### [STATED TASK]
Copy each line of the listing below exactly.

########################################

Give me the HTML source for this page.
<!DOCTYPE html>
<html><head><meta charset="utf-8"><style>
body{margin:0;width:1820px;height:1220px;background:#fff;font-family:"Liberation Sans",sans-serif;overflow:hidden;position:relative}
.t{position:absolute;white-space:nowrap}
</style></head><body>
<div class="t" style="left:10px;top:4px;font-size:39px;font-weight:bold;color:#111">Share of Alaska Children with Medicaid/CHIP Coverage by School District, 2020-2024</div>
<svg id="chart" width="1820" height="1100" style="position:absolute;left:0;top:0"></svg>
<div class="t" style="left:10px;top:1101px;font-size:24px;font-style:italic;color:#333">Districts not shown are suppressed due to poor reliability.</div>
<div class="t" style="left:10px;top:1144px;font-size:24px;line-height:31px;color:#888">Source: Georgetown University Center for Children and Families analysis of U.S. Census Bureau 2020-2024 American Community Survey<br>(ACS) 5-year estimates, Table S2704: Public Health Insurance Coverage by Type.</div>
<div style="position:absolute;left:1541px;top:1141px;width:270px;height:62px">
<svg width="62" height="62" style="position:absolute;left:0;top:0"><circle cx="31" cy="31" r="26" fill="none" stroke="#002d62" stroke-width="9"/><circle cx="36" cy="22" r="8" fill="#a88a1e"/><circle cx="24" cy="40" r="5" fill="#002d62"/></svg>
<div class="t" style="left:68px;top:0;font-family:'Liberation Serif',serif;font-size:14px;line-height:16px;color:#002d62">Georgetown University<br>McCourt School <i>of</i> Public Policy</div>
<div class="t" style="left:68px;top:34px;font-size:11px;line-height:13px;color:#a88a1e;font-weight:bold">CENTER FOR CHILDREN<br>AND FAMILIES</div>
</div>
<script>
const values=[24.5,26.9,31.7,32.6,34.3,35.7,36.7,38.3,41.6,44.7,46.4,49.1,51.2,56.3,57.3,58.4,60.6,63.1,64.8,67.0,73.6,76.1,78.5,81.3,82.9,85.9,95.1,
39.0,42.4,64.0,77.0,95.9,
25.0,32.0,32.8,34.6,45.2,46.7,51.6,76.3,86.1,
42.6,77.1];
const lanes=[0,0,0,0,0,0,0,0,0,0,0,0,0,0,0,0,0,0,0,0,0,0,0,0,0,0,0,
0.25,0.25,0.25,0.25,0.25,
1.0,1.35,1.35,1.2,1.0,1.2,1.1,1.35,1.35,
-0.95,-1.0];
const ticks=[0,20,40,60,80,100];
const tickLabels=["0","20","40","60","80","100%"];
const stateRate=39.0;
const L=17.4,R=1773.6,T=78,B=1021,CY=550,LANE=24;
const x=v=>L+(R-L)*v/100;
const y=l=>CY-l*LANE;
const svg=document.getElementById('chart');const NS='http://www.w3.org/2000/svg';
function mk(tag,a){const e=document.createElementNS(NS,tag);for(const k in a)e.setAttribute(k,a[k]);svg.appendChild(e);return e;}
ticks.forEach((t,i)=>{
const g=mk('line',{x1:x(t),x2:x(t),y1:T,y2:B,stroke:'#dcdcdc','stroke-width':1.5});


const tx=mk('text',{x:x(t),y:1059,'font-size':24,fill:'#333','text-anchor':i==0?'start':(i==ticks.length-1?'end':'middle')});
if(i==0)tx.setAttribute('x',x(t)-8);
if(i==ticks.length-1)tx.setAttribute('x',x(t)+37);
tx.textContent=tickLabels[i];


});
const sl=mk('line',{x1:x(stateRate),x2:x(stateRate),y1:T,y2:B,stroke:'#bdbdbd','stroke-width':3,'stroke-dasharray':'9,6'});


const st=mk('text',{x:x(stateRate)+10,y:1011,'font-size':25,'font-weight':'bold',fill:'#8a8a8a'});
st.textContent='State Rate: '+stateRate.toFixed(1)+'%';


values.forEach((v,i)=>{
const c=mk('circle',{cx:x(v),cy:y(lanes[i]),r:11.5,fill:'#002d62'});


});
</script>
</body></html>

########################################

### [ANSWER]
Give me the HTML source for this page.
<!DOCTYPE html>
<html><head><meta charset="utf-8"><style>
body{margin:0;width:1820px;height:1220px;background:#fff;font-family:"Liberation Sans",sans-serif;overflow:hidden;position:relative}
.t{position:absolute;white-space:nowrap}
</style></head><body>
<div class="t" style="left:10px;top:4px;font-size:39px;font-weight:bold;color:#111">Share of Alaska Children with Medicaid/CHIP Coverage by School District, 2020-2024</div>
<svg id="chart" width="1820" height="1100" style="position:absolute;left:0;top:0"></svg>
<div class="t" style="left:10px;top:1101px;font-size:24px;font-style:italic;color:#333">Districts not shown are suppressed due to poor reliability.</div>
<div class="t" style="left:10px;top:1144px;font-size:24px;line-height:31px;color:#888">Source: Georgetown University Center for Children and Families analysis of U.S. Census Bureau 2020-2024 American Community Survey<br>(ACS) 5-year estimates, Table S2704: Public Health Insurance Coverage by Type.</div>
<div style="position:absolute;left:1541px;top:1141px;width:270px;height:62px">
<svg width="62" height="62" style="position:absolute;left:0;top:0"><circle cx="31" cy="31" r="26" fill="none" stroke="#002d62" stroke-width="9"/><circle cx="36" cy="22" r="8" fill="#a88a1e"/><circle cx="24" cy="40" r="5" fill="#002d62"/></svg>
<div class="t" style="left:68px;top:0;font-family:'Liberation Serif',serif;font-size:14px;line-height:16px;color:#002d62">Georgetown University<br>McCourt School <i>of</i> Public Policy</div>
<div class="t" style="left:68px;top:34px;font-size:11px;line-height:13px;color:#a88a1e;font-weight:bold">CENTER FOR CHILDREN<br>AND FAMILIES</div>
</div>
<script>
const values=[24.5,26.9,31.7,32.6,34.3,35.7,36.7,38.3,41.6,44.7,46.4,49.1,51.2,56.3,57.3,58.4,60.6,63.1,64.8,67.0,73.6,76.1,78.5,81.3,82.9,85.9,95.1,
39.0,42.4,64.0,77.0,95.9,
25.0,32.0,32.8,34.6,45.2,46.7,51.6,76.3,86.1,
42.6,77.1];
const lanes=[0,0,0,0,0,0,0,0,0,0,0,0,0,0,0,0,0,0,0,0,0,0,0,0,0,0,0,
0.25,0.25,0.25,0.25,0.25,
1.0,1.35,1.35,1.2,1.0,1.2,1.1,1.35,1.35,
-0.95,-1.0];
const ticks=[0,20,40,60,80,100];
const tickLabels=["0","20","40","60","80","100%"];
const stateRate=39.0;
const L=17.4,R=1773.6,T=78,B=1021,CY=550,LANE=24;
const x=v=>L+(R-L)*v/100;
const y=l=>CY-l*LANE;
const svg=document.getElementById('chart');const NS='http://www.w3.org/2000/svg';
function mk(tag,a){const e=document.createElementNS(NS,tag);for(const k in a)e.setAttribute(k,a[k]);svg.appendChild(e);return e;}
ticks.forEach((t,i)=>{
const g=mk('line',{x1:x(t),x2:x(t),y1:T,y2:B,stroke:'#dcdcdc','stroke-width':1.5});


const tx=mk('text',{x:x(t),y:1059,'font-size':24,fill:'#333','text-anchor':i==0?'start':(i==ticks.length-1?'end':'middle')});
if(i==0)tx.setAttribute('x',x(t)-8);
if(i==ticks.length-1)tx.setAttribute('x',x(t)+37);
tx.textContent=tickLabels[i];


});
const sl=mk('line',{x1:x(stateRate),x2:x(stateRate),y1:T,y2:B,stroke:'#bdbdbd','stroke-width':3,'stroke-dasharray':'9,6'});


const st=mk('text',{x:x(stateRate)+10,y:1011,'font-size':25,'font-weight':'bold',fill:'#8a8a8a'});
st.textContent='State Rate: '+stateRate.toFixed(1)+'%';


values.forEach((v,i)=>{
const c=mk('circle',{cx:x(v),cy:y(lanes[i]),r:11.5,fill:'#002d62'});


});
</script>
</body></html>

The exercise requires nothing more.